= K. Kannaiyan =

Indian politician

K. Kannaiyan is an Indian politician and was a Member of the Legislative Assembly in the state of Tamil Nadu.

Kannaiyan was elected to the Tamil Nadu legislative assembly as a Dravida Munnetra Kazhagam (DMK) candidate from Thottiam constituency in the 1989 and 1996 elections. He stood again in the election of 2001, when he lost to P. Annavi of the All India Anna Dravida Munnetra Kazhagam (AIADMK). He had also contested and lost the seat in 1991, when he finished second to N. R. Sivapathi of the AIADMK.
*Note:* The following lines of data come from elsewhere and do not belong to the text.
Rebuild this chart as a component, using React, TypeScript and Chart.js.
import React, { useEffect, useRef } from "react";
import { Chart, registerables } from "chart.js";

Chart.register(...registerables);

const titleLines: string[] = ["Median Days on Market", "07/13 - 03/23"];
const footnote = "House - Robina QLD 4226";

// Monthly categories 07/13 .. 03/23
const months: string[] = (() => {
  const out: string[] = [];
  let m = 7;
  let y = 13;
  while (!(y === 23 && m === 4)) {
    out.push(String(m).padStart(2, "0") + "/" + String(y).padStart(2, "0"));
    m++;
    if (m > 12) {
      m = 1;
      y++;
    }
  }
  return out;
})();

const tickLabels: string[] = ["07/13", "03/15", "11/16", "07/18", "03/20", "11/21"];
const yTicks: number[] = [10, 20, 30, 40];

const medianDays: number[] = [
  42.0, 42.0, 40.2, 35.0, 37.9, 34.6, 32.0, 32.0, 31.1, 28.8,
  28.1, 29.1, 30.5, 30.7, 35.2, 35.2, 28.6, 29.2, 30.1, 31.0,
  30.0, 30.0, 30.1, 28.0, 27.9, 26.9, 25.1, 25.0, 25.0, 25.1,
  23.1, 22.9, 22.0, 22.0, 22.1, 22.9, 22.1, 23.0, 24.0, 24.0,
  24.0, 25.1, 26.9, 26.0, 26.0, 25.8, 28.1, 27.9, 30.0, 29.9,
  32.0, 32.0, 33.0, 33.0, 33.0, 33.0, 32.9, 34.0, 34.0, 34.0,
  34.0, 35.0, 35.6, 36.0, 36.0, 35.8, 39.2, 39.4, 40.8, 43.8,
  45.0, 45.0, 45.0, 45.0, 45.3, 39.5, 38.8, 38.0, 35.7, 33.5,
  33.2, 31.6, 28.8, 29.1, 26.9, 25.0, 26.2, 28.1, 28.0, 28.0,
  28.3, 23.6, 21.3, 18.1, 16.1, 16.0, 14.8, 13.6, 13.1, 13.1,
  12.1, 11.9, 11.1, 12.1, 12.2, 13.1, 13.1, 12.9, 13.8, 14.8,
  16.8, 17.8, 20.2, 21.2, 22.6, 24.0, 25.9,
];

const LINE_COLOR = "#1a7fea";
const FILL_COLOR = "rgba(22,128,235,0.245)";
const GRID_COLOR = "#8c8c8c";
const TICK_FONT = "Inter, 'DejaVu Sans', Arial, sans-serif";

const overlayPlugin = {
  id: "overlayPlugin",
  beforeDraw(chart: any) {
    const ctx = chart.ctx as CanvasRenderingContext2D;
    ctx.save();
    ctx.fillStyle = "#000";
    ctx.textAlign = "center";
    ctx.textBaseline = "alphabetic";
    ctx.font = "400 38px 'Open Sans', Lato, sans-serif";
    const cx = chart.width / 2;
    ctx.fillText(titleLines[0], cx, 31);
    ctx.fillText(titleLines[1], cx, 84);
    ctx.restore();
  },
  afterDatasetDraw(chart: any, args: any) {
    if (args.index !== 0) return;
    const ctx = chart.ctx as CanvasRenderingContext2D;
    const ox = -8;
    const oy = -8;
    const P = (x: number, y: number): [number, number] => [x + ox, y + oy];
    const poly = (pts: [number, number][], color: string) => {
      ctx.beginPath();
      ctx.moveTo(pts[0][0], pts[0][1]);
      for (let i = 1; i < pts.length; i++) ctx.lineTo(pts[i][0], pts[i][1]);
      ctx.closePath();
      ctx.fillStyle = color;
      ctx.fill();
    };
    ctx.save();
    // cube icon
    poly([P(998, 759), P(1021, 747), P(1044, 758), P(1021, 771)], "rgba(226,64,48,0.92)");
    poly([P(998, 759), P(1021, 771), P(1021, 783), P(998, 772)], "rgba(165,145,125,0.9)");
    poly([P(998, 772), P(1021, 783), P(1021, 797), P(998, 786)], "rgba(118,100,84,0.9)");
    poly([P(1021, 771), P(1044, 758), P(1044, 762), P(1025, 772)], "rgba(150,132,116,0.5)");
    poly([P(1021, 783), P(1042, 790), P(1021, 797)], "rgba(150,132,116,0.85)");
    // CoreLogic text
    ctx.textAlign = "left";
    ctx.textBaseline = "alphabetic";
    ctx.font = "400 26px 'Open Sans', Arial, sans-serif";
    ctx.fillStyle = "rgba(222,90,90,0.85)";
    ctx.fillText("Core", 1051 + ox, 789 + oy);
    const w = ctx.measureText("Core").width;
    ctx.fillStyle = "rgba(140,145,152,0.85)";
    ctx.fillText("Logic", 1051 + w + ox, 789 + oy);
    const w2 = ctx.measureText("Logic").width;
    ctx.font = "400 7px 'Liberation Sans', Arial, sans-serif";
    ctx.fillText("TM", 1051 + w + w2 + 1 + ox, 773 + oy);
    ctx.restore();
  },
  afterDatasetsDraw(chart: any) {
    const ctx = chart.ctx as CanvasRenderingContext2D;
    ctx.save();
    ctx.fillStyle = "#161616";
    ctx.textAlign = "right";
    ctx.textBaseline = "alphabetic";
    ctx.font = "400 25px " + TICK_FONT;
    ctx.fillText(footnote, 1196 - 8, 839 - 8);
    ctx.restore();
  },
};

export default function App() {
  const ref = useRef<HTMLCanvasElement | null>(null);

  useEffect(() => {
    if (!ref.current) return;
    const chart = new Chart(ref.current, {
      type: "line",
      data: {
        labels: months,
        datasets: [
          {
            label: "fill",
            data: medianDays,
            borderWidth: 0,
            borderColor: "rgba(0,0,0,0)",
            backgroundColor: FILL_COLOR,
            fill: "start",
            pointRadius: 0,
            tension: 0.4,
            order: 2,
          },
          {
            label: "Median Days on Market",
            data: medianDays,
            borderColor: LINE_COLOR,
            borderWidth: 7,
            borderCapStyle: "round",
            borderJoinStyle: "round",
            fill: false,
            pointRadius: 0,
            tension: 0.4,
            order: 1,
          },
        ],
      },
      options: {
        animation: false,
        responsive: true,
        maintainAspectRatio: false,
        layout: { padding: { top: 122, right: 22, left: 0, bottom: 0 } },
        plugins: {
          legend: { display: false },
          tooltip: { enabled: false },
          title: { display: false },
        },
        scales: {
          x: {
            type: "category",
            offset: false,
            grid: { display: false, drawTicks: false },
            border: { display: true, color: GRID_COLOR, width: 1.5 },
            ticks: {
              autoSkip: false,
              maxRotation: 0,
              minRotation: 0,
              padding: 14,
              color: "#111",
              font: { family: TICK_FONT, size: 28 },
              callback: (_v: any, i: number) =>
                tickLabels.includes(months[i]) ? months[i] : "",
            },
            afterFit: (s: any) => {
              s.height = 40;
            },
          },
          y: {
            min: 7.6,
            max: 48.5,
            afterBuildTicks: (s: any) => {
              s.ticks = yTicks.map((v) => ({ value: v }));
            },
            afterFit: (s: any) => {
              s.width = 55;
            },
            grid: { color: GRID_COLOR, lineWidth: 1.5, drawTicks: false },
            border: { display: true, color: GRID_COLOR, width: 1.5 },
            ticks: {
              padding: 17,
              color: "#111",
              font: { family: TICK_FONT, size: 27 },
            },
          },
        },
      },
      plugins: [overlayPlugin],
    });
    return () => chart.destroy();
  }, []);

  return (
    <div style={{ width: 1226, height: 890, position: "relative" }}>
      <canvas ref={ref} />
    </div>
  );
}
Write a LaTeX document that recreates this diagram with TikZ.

Kannaiyan contested the Thottiam seat as an independent in the 2006 elections and was placed third behind candidates from the Indian National Congress (INC) and Marumalarchi Dravida Munnetra Kazhagam. His decision to stand as an independent was driven by local discord that had resulted from an electoral pact involving the DMK, as part of the Democratic Progressive Alliance, which had caused it to cede contesting of the seat to a candidate from the INC. He did a similar thing in the 2011 election from the Musiri constituency, into which much of Thottiam had been moved following boundary changes. He again finished in third place, behind the AIADMK victor and an INC candidate.

Kannaiyan is married to K. Suseela and has a daughter.